The sculpture of Vance received criticism for its unattractive representation of the state’s noted politico. The height of the pedestal upon which the sculpture of Vance posed also aroused criticism for preventing viewers from admiring the details of the statue. When the Vance monument was relocated in 1949 to face the Charles Aycock monument, it was lowered from its former height to match the level of the Aycock monument.
Today the monument stands in Raleigh’s Union Square, facing a monument of Charles Aycock.
Union Square in downtown Raleigh has 14 monuments in total, including “Presidents North Carolina Gave the Nation”, George Washington, Women of the Confederacy, a Confederate Monument, North Carolina Veterans’ Monument, and Vietnam Veterans’ Memorial.
The statue originally stood 100 feet east of the eastern front doors of the North Carolina State Capitol. In 1949, it was relocated to its current position in order to make room for the monument to the Presidents North Carolina Gave the Nation. The original granite pedestal was replaced with the base that currently holds the monument to match the monument to Charles Aycock.
On Vance's birthday (May 13th), members of the Asheville United Daughters of the Confederacy and B'nai B’rith held a program near the monument to honor his birth.

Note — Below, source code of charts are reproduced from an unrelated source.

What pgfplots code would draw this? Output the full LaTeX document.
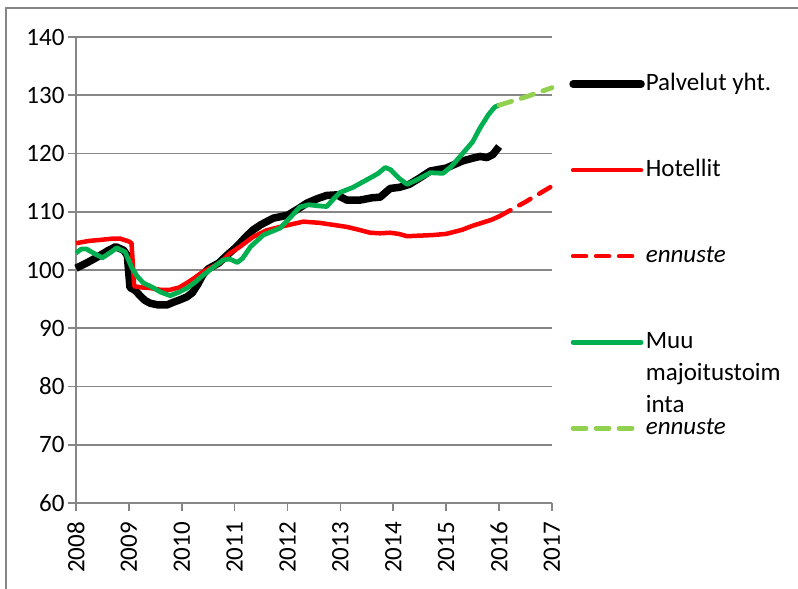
\documentclass[border=0pt]{standalone}
\usepackage{pgfplots}
\pgfplotsset{compat=1.18}
\usepackage{fontspec}
\setmainfont{Carlito}
\definecolor{gridgray}{RGB}{134,134,134}
\definecolor{exgreen}{RGB}{0,176,80}
\definecolor{lightgreen}{RGB}{146,208,80}
\begin{document}
\begin{tikzpicture}
\begin{axis}[
  scale only axis, width=476pt, height=466pt,
  xmin=2008, xmax=2017, ymin=60, ymax=140,
  xtick={2008,2009,...,2017}, ytick={60,70,...,140},
  xticklabels={2008,2009,2010,2011,2012,2013,2014,2015,2016,2017},
  /pgf/number format/assume math mode=true,
  axis lines=left,
  axis line style={-, draw=gridgray, line width=1.6pt},
  ymajorgrids, grid style={draw=gridgray, line width=1.6pt},
  tick align=outside, major tick length=8pt,
  tick style={draw=gridgray, line width=1.6pt},
  tick label style={font=\fontsize{25}{30}\selectfont, black},
  xticklabel style={rotate=90, anchor=east, inner sep=0pt},
  xticklabel shift=11pt,
  clip=false,
  legend cell align=left,
  legend image code/.code={\draw[#1, line cap=round] (0pt,0pt) -- (68pt,0pt);},
  legend style={draw=none, fill=none, inner sep=0pt, at={(1.036,0.9227)}, anchor=north west,
    font=\fontsize{25}{33}\selectfont, row sep=64pt, column sep=1pt,
    nodes={inner sep=0pt, text height=17pt, text depth=5pt}},
]
\addplot[black, line width=7.5pt, line join=round] coordinates {
(2008.0,100.3) (2008.2,101.2) (2008.4,102.2) (2008.6,103.3) (2008.75,104.0) (2008.9,103.4) (2008.97,102.5)
(2009.02,97.0) (2009.12,96.5) (2009.2,95.7) (2009.3,94.8) (2009.4,94.3) (2009.55,94.0) (2009.72,94.0)
(2009.85,94.5) (2009.97,94.9) (2010.1,95.4) (2010.2,96.1) (2010.3,97.5) (2010.4,99.2) (2010.5,100.2)
(2010.7,101.2) (2010.85,102.5) (2011.0,103.7) (2011.1,104.6) (2011.2,105.6) (2011.35,106.9) (2011.5,107.8)
(2011.73,108.9) (2012.0,109.4) (2012.2,110.5) (2012.37,111.5) (2012.55,112.2) (2012.74,112.8) (2012.93,112.9)
(2013.12,112.0) (2013.37,112.0) (2013.6,112.4) (2013.75,112.5) (2013.94,114.0) (2014.12,114.2) (2014.3,114.7)
(2014.5,115.8) (2014.7,117.0) (2015.0,117.5) (2015.3,118.7) (2015.5,119.2) (2015.64,119.5) (2015.77,119.3)
(2015.88,119.8) (2016.0,121.2)
};
\addlegendentry{Palvelut yht.}
\addplot[red, line width=4.5pt, line join=round] coordinates {
(2008.0,104.6) (2008.25,105.0) (2008.5,105.2) (2008.7,105.4) (2008.83,105.4) (2009.0,104.9) (2009.05,104.6)
(2009.1,97.2) (2009.25,97.0) (2009.4,96.9) (2009.6,96.6) (2009.78,96.6) (2009.95,97.0) (2010.1,97.8)
(2010.25,98.7) (2010.4,99.7) (2010.55,100.4) (2010.72,101.2) (2010.9,102.8) (2011.1,104.0) (2011.35,105.7)
(2011.6,106.8) (2011.86,107.4) (2012.1,107.9) (2012.3,108.3) (2012.6,108.1) (2012.9,107.7) (2013.12,107.4)
(2013.35,106.9) (2013.56,106.4) (2013.75,106.3) (2013.94,106.4) (2014.1,106.2) (2014.26,105.8) (2014.5,105.9)
(2014.75,106.0) (2015.0,106.2) (2015.3,106.9) (2015.5,107.6) (2015.64,108.0) (2015.85,108.6) (2016.0,109.2)
};
\addlegendentry{Hotellit}
\addplot[red, line width=4.5pt, line cap=round, dash pattern=on 13pt off 10pt] coordinates {
(2016.0,109.2) (2016.5,111.7) (2017.0,114.4)
};
\addlegendentry{\itshape ennuste}
\addplot[exgreen, line width=4.8pt, line join=round] coordinates {
(2008.0,102.9) (2008.1,103.6) (2008.2,103.6) (2008.35,102.8) (2008.5,102.1) (2008.65,103.0) (2008.77,103.8)
(2008.93,103.1) (2009.05,100.5) (2009.15,99.0) (2009.27,97.8) (2009.45,97.0) (2009.6,96.2) (2009.78,95.6)
(2009.95,96.2) (2010.1,96.9) (2010.25,97.9) (2010.4,99.1) (2010.6,100.5) (2010.78,101.7) (2010.9,101.9)
(2011.05,101.3) (2011.15,102.0) (2011.3,104.0) (2011.54,106.0) (2011.7,106.6) (2011.86,107.2) (2012.05,109.0)
(2012.23,110.8) (2012.4,111.2) (2012.6,111.0) (2012.74,110.9) (2012.85,112.0) (2012.99,113.3) (2013.24,114.2)
(2013.5,115.5) (2013.7,116.5) (2013.85,117.6) (2013.95,117.2) (2014.1,115.8) (2014.26,114.7) (2014.45,115.5)
(2014.7,116.7) (2014.94,116.6) (2015.1,117.8) (2015.32,120.1) (2015.5,122.0) (2015.64,124.4) (2015.8,126.7)
(2015.92,128.0) (2016.0,128.3)
};
\addlegendentry{\smash{\parbox[t]{150pt}{\raggedright\fontsize{25}{32}\selectfont Muu\\majoitustoim\\inta}}}
\addplot[lightgreen, line width=4.8pt, line cap=round, dash pattern=on 13pt off 10pt] coordinates {
(2016.0,128.3) (2016.5,129.7) (2017.0,131.3)
};
\addlegendentry{\itshape ennuste}
\end{axis}
\draw[gridgray, line width=1.2pt] (-70pt,-120pt) -- (-70pt,495pt) -- (760pt,495pt);
\pgfresetboundingbox
\path (-76pt,-86pt) rectangle (722pt,503pt);
\end{tikzpicture}
\end{document}
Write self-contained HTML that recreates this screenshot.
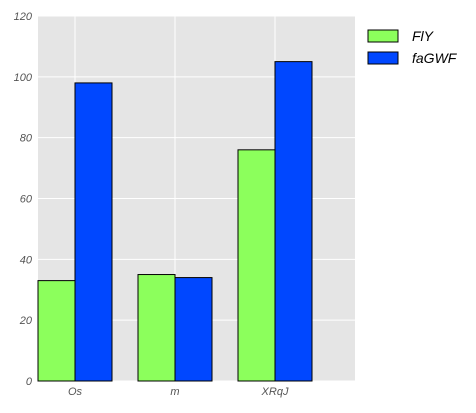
<!DOCTYPE html>
<html><head><meta charset="utf-8"><style>
body{margin:0;background:#fff;}
text{font-family:"Liberation Sans",sans-serif;font-style:italic;}
</style></head><body>
<svg id="c" width="476" height="408" xmlns="http://www.w3.org/2000/svg">
<rect x="38" y="16" width="317" height="365" fill="#e5e5e5"/>
<g id="grid"></g><g id="bars"></g><g id="ticks"></g>
<g>
<rect x="368" y="30" width="30" height="12" fill="#8cff5c" stroke="#000" stroke-width="1"/>
<text x="412" y="41" font-size="14" fill="#000">FlY</text>
<rect x="368" y="52" width="30" height="12" fill="#0047ff" stroke="#000" stroke-width="1"/>
<text x="412" y="63" font-size="14" fill="#000">faGWF</text>
</g>
</svg>
<script>
const categories=["Os","m","XRqJ"];
const flyValues=[33,35,76];
const fagwfValues=[98,34,105];
const yTicks=[0,20,40,60,80,100,120];
const NS="http://www.w3.org/2000/svg";
const x0=38,catW=100,barW=37,yBase=381,yTop=16,yMax=120;
const y=v=>yBase-(v/yMax)*(yBase-yTop);
const xc=i=>x0+i*catW;
function mk(tag,attrs,parent){const e=document.createElementNS(NS,tag);for(const k in attrs)e.setAttribute(k,attrs[k]);document.getElementById(parent).appendChild(e);return e;}
yTicks.forEach(t=>{
 const l=mk('line',{x1:38,x2:355,y1:y(t),y2:y(t),stroke:'#fff','stroke-width':1},'grid');
 
 
 const tx=mk('text',{x:32,y:y(t)+4,'text-anchor':'end','font-size':11,fill:'#555'},'ticks');
 tx.textContent=t;
 
 
});
categories.forEach((c,i)=>{
 const g=mk('line',{x1:xc(i)+barW,x2:xc(i)+barW,y1:16,y2:381,stroke:'#fff','stroke-width':1},'grid');
 
 
 const b1=mk('rect',{x:xc(i),y:y(flyValues[i]),width:barW,height:yBase-y(flyValues[i]),fill:'#8cff5c',stroke:'#000','stroke-width':1},'bars');
 
 
 const b2=mk('rect',{x:xc(i)+barW,y:y(fagwfValues[i]),width:barW,height:yBase-y(fagwfValues[i]),fill:'#0047ff',stroke:'#000','stroke-width':1},'bars');
 
 
 const t=mk('text',{x:xc(i)+barW,y:395,'text-anchor':'middle','font-size':11,fill:'#555'},'ticks');
 t.textContent=c;
 
 
});
</script>
</body></html>
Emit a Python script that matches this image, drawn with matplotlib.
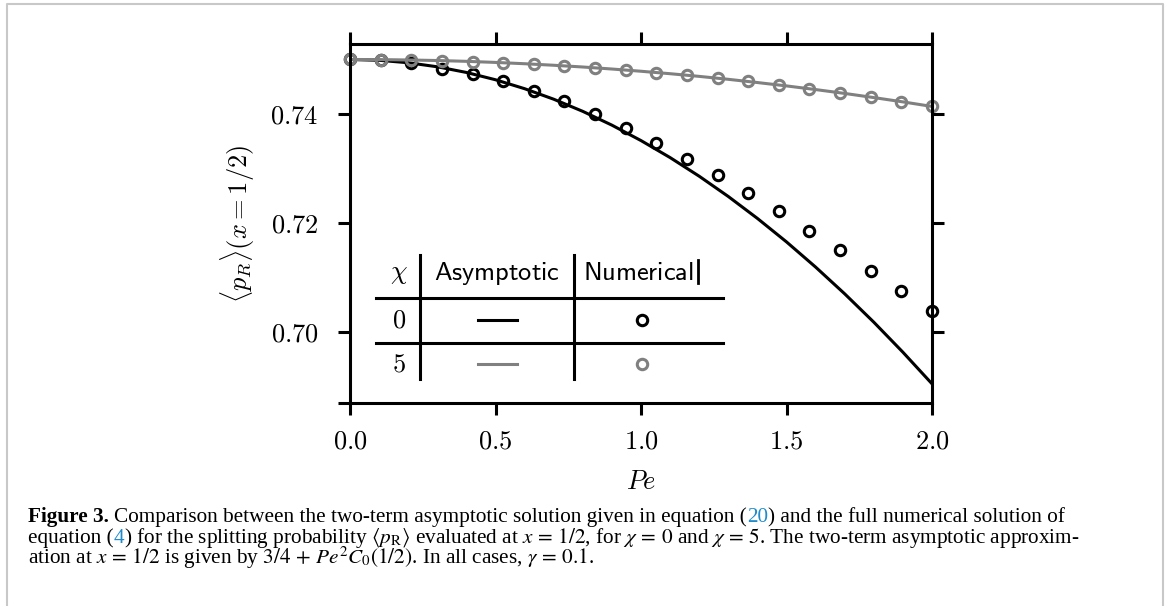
import numpy as np
import matplotlib
matplotlib.use('Agg')
import matplotlib.pyplot as plt
from matplotlib.lines import Line2D
from matplotlib.ticker import FixedLocator

# ---------------- data ----------------
pe_numerical = [0.0, 0.105, 0.211, 0.316, 0.421, 0.526, 0.632, 0.737, 0.842, 0.947,
                1.053, 1.158, 1.263, 1.368, 1.474, 1.579, 1.684, 1.789, 1.895, 2.0]
num_chi0 = [0.75000, 0.74982, 0.74939, 0.74829, 0.74738, 0.74596, 0.74420, 0.74229,
            0.73991, 0.73747, 0.73472, 0.73178, 0.72872, 0.72554, 0.72211, 0.71857,
            0.71508, 0.71128, 0.70761, 0.70383]
num_chi5 = [0.75000, 0.74998, 0.74990, 0.74979, 0.74962, 0.74940, 0.74914, 0.74883,
            0.74847, 0.74807, 0.74761, 0.74712, 0.74657, 0.74596, 0.74532, 0.74462,
            0.74389, 0.74310, 0.74226, 0.74138]

pe_asym = [0.0, 0.1, 0.2, 0.3, 0.4, 0.5, 0.6, 0.7, 0.8, 0.9, 1.0,
           1.1, 1.2, 1.3, 1.4, 1.5, 1.6, 1.7, 1.8, 1.9, 2.0]
asym_chi0 = [0.75000, 0.74985, 0.74940, 0.74866, 0.74762, 0.74628, 0.74464, 0.74271,
             0.74048, 0.73795, 0.73512, 0.73200, 0.72858, 0.72486, 0.72084, 0.71653,
             0.71191, 0.70700, 0.70180, 0.69629, 0.69049]
asym_chi5 = [0.75000, 0.74998, 0.74991, 0.74981, 0.74966, 0.74946, 0.74922, 0.74894,
             0.74862, 0.74825, 0.74784, 0.74739, 0.74690, 0.74636, 0.74577, 0.74515,
             0.74448, 0.74377, 0.74301, 0.74222, 0.74138]

xticks = [0.0, 0.5, 1.0, 1.5, 2.0]
xtick_labels = [r'$0.0$', r'$0.5$', r'$1.0$', r'$1.5$', r'$2.0$']
yticks = [0.70, 0.72, 0.74]
ytick_labels = [r'$0.70$', r'$0.72$', r'$0.74$']

legend_header = [r'$\chi$', r'$\mathsf{Asymptotic}$', r'$\mathsf{Numerical}$']
legend_rows = [r'$0$', r'$5$']

caption_lines = [
    [("Figure 3.", "bold", "k", 0),
     ("Comparison between the two-term asymptotic solution given in equation (", "normal", "k", 5),
     ("20", "normal", "#1f8bcb", 0),
     (") and the full numerical solution of", "normal", "k", 0)],
    [("equation (", "normal", "k", 0),
     ("4", "normal", "#1f8bcb", 0),
     (r") for the splitting probability $\langle p_{\mathrm{R}}\rangle$ evaluated at $x\,=\,1/2$, "
      r"for $\chi\,=\,0$ and $\chi\,=\,5$. The two-term asymptotic approxim-", "normal", "k", 0)],
    [(r"ation at $x\,=\,1/2$ is given by $3/4\,+\,Pe^2C_0(1/2)$. In all cases, $\gamma\,=\,0.1$.",
      "normal", "k", 0)],
]

# ---------------- styling ----------------
plt.rcParams['mathtext.fontset'] = 'cm'
BLACK = '#000000'
GRAY = '#808080'
FS = 19
LW = 2.2

W, H = 1167, 606
fig = plt.figure(figsize=(W / 100, H / 100), dpi=100)
fig.patch.set_facecolor('white')

ax = fig.add_axes([350 / W, 1 - 403 / H, (932 - 350) / W, (403 - 44) / H])

ax.plot(pe_asym, asym_chi0, color=BLACK, lw=LW, zorder=2)
ax.plot(pe_numerical, num_chi0, ls='none', marker='o', ms=7.5, mew=2.2,
        mfc='none', mec=BLACK, clip_on=False, zorder=2.1)
ax.plot(pe_asym, asym_chi5, color=GRAY, lw=LW, zorder=2.2)
ax.plot(pe_numerical, num_chi5, ls='none', marker='o', ms=7.5, mew=2.2,
        mfc='none', mec=GRAY, clip_on=False, zorder=2.3)

ax.set_xlim(0.0, 2.0)
ax.set_ylim(0.68697, 0.75284)

for s in ax.spines.values():
    s.set_linewidth(LW)
    s.set_color(BLACK)

ax.set_xticks(xticks, labels=xtick_labels)
ax.set_yticks(yticks, labels=ytick_labels)
ax.yaxis.set_minor_locator(FixedLocator([0.68697]))
ax.tick_params(which='major', direction='out', length=8.6, width=LW,
               top=True, right=True, labelsize=FS, color=BLACK)
ax.tick_params(axis='x', which='major', pad=10)
ax.tick_params(axis='y', which='major', pad=14)
ax.tick_params(axis='y', which='minor', direction='out', length=8.6, width=LW,
               left=True, right=False)

ax.set_xlabel(r'$Pe$', fontsize=FS, labelpad=10)
ax.set_ylabel(r'$\langle p_R\rangle(x=1/2)$', fontsize=FS, labelpad=10)

# ---------------- table-style legend ----------------
T = ax.transAxes
for xv in (0.1203, 0.385):
    ax.add_line(Line2D([xv, xv], [0.0669, 0.412], transform=T, color=BLACK,
                       lw=LW, clip_on=False))
for yv in (0.2925, 0.167):
    ax.add_line(Line2D([0.0447, 0.641], [yv, yv], transform=T, color=BLACK,
                       lw=LW, clip_on=False))
ax.add_line(Line2D([0.598, 0.598], [0.334, 0.398], transform=T, color=BLACK,
                   lw=2.0, clip_on=False))

hx = [0.0842, 0.252, 0.496]
for xx, txt in zip(hx, legend_header):
    ax.text(xx, 0.362, txt, transform=T, ha='center', va='center', fontsize=FS)

row_y = [0.231, 0.1086]
row_colors = [BLACK, GRAY]
for yy, txt, col in zip(row_y, legend_rows, row_colors):
    ax.text(0.0842, yy, txt, transform=T, ha='center', va='center', fontsize=FS)
    ax.add_line(Line2D([0.22, 0.287], [yy, yy], transform=T, color=col, lw=LW,
                       clip_on=False))
    ax.add_line(Line2D([0.502], [yy], transform=T, ls='none', marker='o', ms=7.5,
                       mew=2.2, mfc='none', mec=col, clip_on=False))

# ---------------- page border ----------------
fig.add_artist(Line2D([7 / W, 7 / W, 1163 / W, 1163 / W],
                      [0, 1 - 4 / H, 1 - 4 / H, 0],
                      transform=fig.transFigure, color='#c8c8c8', lw=1.5))

# ---------------- caption ----------------
renderer = fig.canvas.get_renderer()
CAP_FS = 15.3
baselines = [522, 543, 564]
for base, pieces in zip(baselines, caption_lines):
    xpix = 28
    for txt, weight, col, gap in pieces:
        xpix += gap
        t = fig.text(xpix / W, 1 - base / H, txt, ha='left', va='baseline',
                     fontsize=CAP_FS, family='Liberation Serif', weight=weight,
                     color=col, math_fontfamily='stix')
        bb = t.get_window_extent(renderer=renderer)
        xpix = bb.x1 * W / fig.bbox.width

fig.savefig('out.png', dpi=100, facecolor='white')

The Vance Monument Association was formed shortly after Vance’s death but sufficient funds were not approved until after the Democratic victory in the election of 1898. The legislature appropriated $5000 to honor Vance in form of a monument in 1899.
Total was approximately $8,000. The cost of the construction and assembly of the newer pedestal totaled approximately $15,000, of which $12,000 was paid to the Scoggins Memorial Art Shop of Charlotte.